Flowers picked from Deveraux....another lovely day at Earthbound Farm in Carmel Valley. |
So I wanted to write another post about our current situation. I have been posting our
past events trying to catch up...in the meantime I don't want to miss out on what is
happening during this important season of waiting!
Waiting....
we are waiting.
Andrew bravely sent a very honest email in response to not being asked for an
interview for the Maui leadership position. He wanted to stop
what he perceived as "the crazy". He received two responses.
One through email which was a bit disappointing to him, lacking in
true explanation. The other, a phone call, where he discovered
the man who he felt had made all the promises, in fact had very little
to do with hiring leadership positions at the Hyatt Maui.
For many reasons, he still has been struggling almost daily to continue
his current position at Highlands Inn.
The new director of Maui Hyatt asked Andrew if he would be
interested in a sales agent position. A few days ago, Andrew
replied that he would be interested. He heard back that the
director would be looking for his resume when the posting opens on July 20th.
Waiting
....yet an active waiting.
These flowers of the field,
they do not spin or toil and yet they are magnificent.
So if God takes the care to clothe these,
which are just flowers and will fade quickly,
how much more will he clothe us?
"You of little faith, do not worry,
He knows what we need,
"But seek first His kingdom and His righteousness,
and all these things will be added to you."
Matthew 7
Waiting is Faith.
So often in our past decisions there is much debate, pro/con lists made,
and wading through the waters of indecision or differences.
This time Andrew and I have had some discussion but we haven't
had the Maui option as a choice. Andrew did decide he could
not accept the Director of Sales position at Highlands Inn,
It is somewhat scary for me when Andrew has made a
movement in the direction for Maui because I think that is the
course we are headed. Yet at crossroads, movement provides
options with which to choose from.
Once we are presented with options, we pray and we will choose.

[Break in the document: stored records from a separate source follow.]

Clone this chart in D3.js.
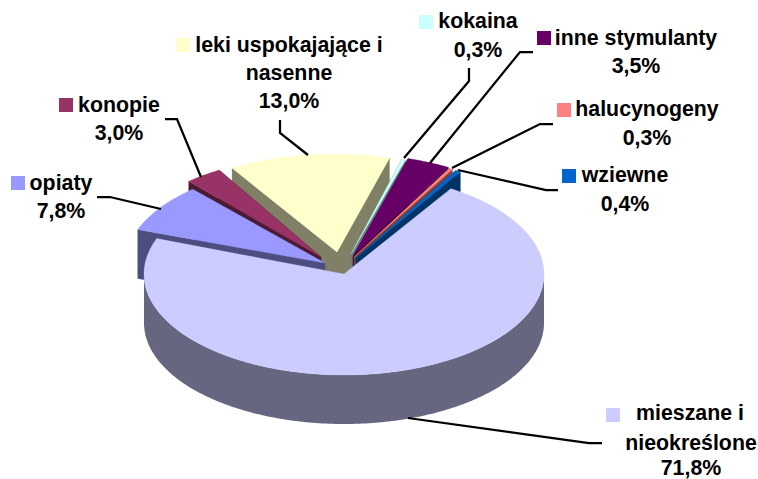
<!DOCTYPE html>
<html>
<head>
<meta charset="utf-8">
<script src="https://cdnjs.cloudflare.com/ajax/libs/d3/7.8.5/d3.min.js"></script>
<style>
html,body{margin:0;padding:0;background:#fff;}
svg{display:block;}
text{font-family:"Liberation Sans",Arial,sans-serif;font-weight:bold;font-size:21.33px;fill:#000;}
</style>
</head>
<body>
<script>
// data
const categories = ["mieszane i nieokreślone","opiaty","konopie","leki uspokajające i nasenne","kokaina","inne stymulanty","halucynogeny","wziewne"];
const values = [71.8,7.8,3.0,13.0,0.3,3.5,0.3,0.4];
const topColors = ["#CCCCFF","#9999FF","#993366","#FFFFCC","#CCFFFF","#660066","#FF8080","#0066CC"];
const sideColors = ["#666680","#4D4D80","#4D1A33","#808066","#668080","#330033","#804040","#003366"];
const labelLines = [["mieszane i","nieokreślone"],["opiaty"],["konopie"],["leki uspokajające i","nasenne"],["kokaina"],["inne stymulanty"],["halucynogeny"],["wziewne"]];

// layout
const W=758,H=479,rx=200,ry=101,depth=49,cx=344,cy=274,startDeg=32.3;
// shift of each slice's rim from the pie centre
const explode=[[0,0],[-19,-9],[-23,-17],[-10,-19],[2.5,-18],[5,-19],[6,-18],[9.5,-17]];
// shift of each slice's inner tip from the pie centre
const tipShift=[[0,0],[-19,-11],[-23,-17],[-7,-22],[7,-20],[9,-18],[10,-17],[12,-16]];
const drawOrder=[3,2,1,4,5,6,7,0];
// label layout: key x, first baseline, centre x of each line
const labelPos=[
 {key:[606,408],lines:[[690,420],[691,450]],pct:[691,475]},
 {key:[11,176],lines:[[61,190]],pct:[61,218]},
 {key:[59,98],lines:[[119,112]],pct:[119,140]},
 {key:[176,38],lines:[[289,52],[289,80]],pct:[289,108]},
 {key:[419,15],lines:[[478,28]],pct:[478,57]},
 {key:[537,31],lines:[[636,45]],pct:[636,73]},
 {key:[557,103],lines:[[647,116]],pct:[647,145]},
 {key:[562,169],lines:[[625,182]],pct:[625,211]}
];
const leaders=[
 [[602,443],[589,443],[408,418]],
 [[97,197],[110,197],[161,209]],
 [[165,119],[177,119],[201,177]],
 [[280,120],[280,133],[308,155]],
 [[469,68],[469,81],[404,158]],
 [[533,52],[520,52],[430,163]],
 [[553,124],[540,124],[452,168]],
 [[558,190],[546,190],[458,170]]
];

const svg=d3.select("body").append("svg").attr("width",W).attr("height",H);
const start=startDeg*Math.PI/180;
const pie=d3.pie().sort(null).value(d=>d).startAngle(start).endAngle(start+2*Math.PI);
const arcs=pie(values);
const line=d3.line();
const proj=(t,o,dz=0)=>[cx+o[0]+rx*Math.sin(t),cy+o[1]-ry*Math.cos(t)+dz];
const sample=(a,b,o,dz)=>{
  const n=Math.max(2,Math.ceil((b-a)*60));
  return d3.range(n+1).map(i=>proj(a+(b-a)*i/n,o,dz));
};

const pieG=svg.append("g");
drawOrder.forEach(i=>{
  const a=arcs[i],o=explode[i],fill=topColors[i],side=sideColors[i];
  const apex=[cx+tipShift[i][0],cy+tipShift[i][1]],apexB=[apex[0],apex[1]+depth];
  const g=pieG.append("g");
  // cut faces
  [a.startAngle,a.endAngle].forEach(t=>{
    g.append("path").attr("d",line([apex,proj(t,o),proj(t,o,depth),apexB])+"Z")
      .attr("fill",side).attr("stroke",side).attr("stroke-width",0.3);
  });
  // outer wall, front half only
  const lo=Math.max(a.startAngle,Math.PI/2),hi=Math.min(a.endAngle,3*Math.PI/2);
  if(hi>lo){
    const upper=sample(lo,hi,o,0),lower=sample(lo,hi,o,depth).reverse();
    g.append("path").attr("d",line(upper.concat(lower))+"Z").attr("fill",side);
  }
  // top surface
  const top=sample(a.startAngle,a.endAngle,o,0);
  g.append("path").attr("d",line([apex].concat(top))+"Z").attr("fill",fill).attr("stroke",fill).attr("stroke-width",0.3);
});

// leader lines
svg.append("g").selectAll("path").data(leaders).join("path")
  .attr("d",d=>line(d)).attr("fill","none").attr("stroke","#000").attr("stroke-width",2.25);

// labels
const pct=v=>d3.format(".1f")(v).replace(".",",")+"%";
const lab=svg.append("g");
categories.forEach((c,i)=>{
  const p=labelPos[i];
  lab.append("rect").attr("x",p.key[0]).attr("y",p.key[1]).attr("width",14).attr("height",14).attr("fill",topColors[i]);
  labelLines[i].forEach((s,j)=>{
    lab.append("text").attr("x",p.lines[j][0]).attr("y",p.lines[j][1]).attr("text-anchor","middle").text(s);
  });
  lab.append("text").attr("x",p.pct[0]).attr("y",p.pct[1]).attr("text-anchor","middle").text(pct(values[i]));
});
</script>
</body>
</html>
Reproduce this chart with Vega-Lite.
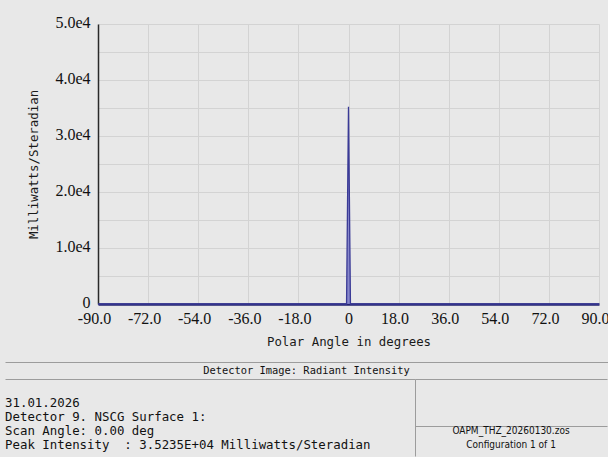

Looking back in a past journal two years ago, we were in such a similar place
as we were trying to sort out coming to CA.
We definitely had the waiting period, the uncertainty.
I wanted so desperately to have a "calling" to CA, but
as Andrew pointed out, sometimes the calling doesn't come
until we have arrived at our new destination, then we see
what God had in mind for us.
I wrote two years ago: "So many things I feel unsure of-maybe
that is what we are supposed to feel so our dependence on God
can grow." I wanted the same thing two years ago, direction from
God, and what I saw two years ago remains now, it is not the
decision that is important but the communing with God.
The active faith waiting.
I am glad for this in between time right now.
Glad we don't know our future so we can just be here now.
If not we would be propelled into making plans,
which is oh so tempting.
I feel I have had to continually ask, What does it mean to walk in faith?
I have thought at times that faith has to correlate with the decision-
maybe faith is just walking with God and He will take
care of it. It is too much pressure "to do" faith!
"But you, O Lord, are a shield about me.
My glory and the One who lifts my head.
I was crying to the Lord with my voice.
And He answered me from His holy mountain.
I lay down and slept.
I awoke for the Lord sustains me."
Psalm 3:3-5
We can sleep and rest and we can wake up
...because of Him!
Hallelujah! Faith is sleeping and waking!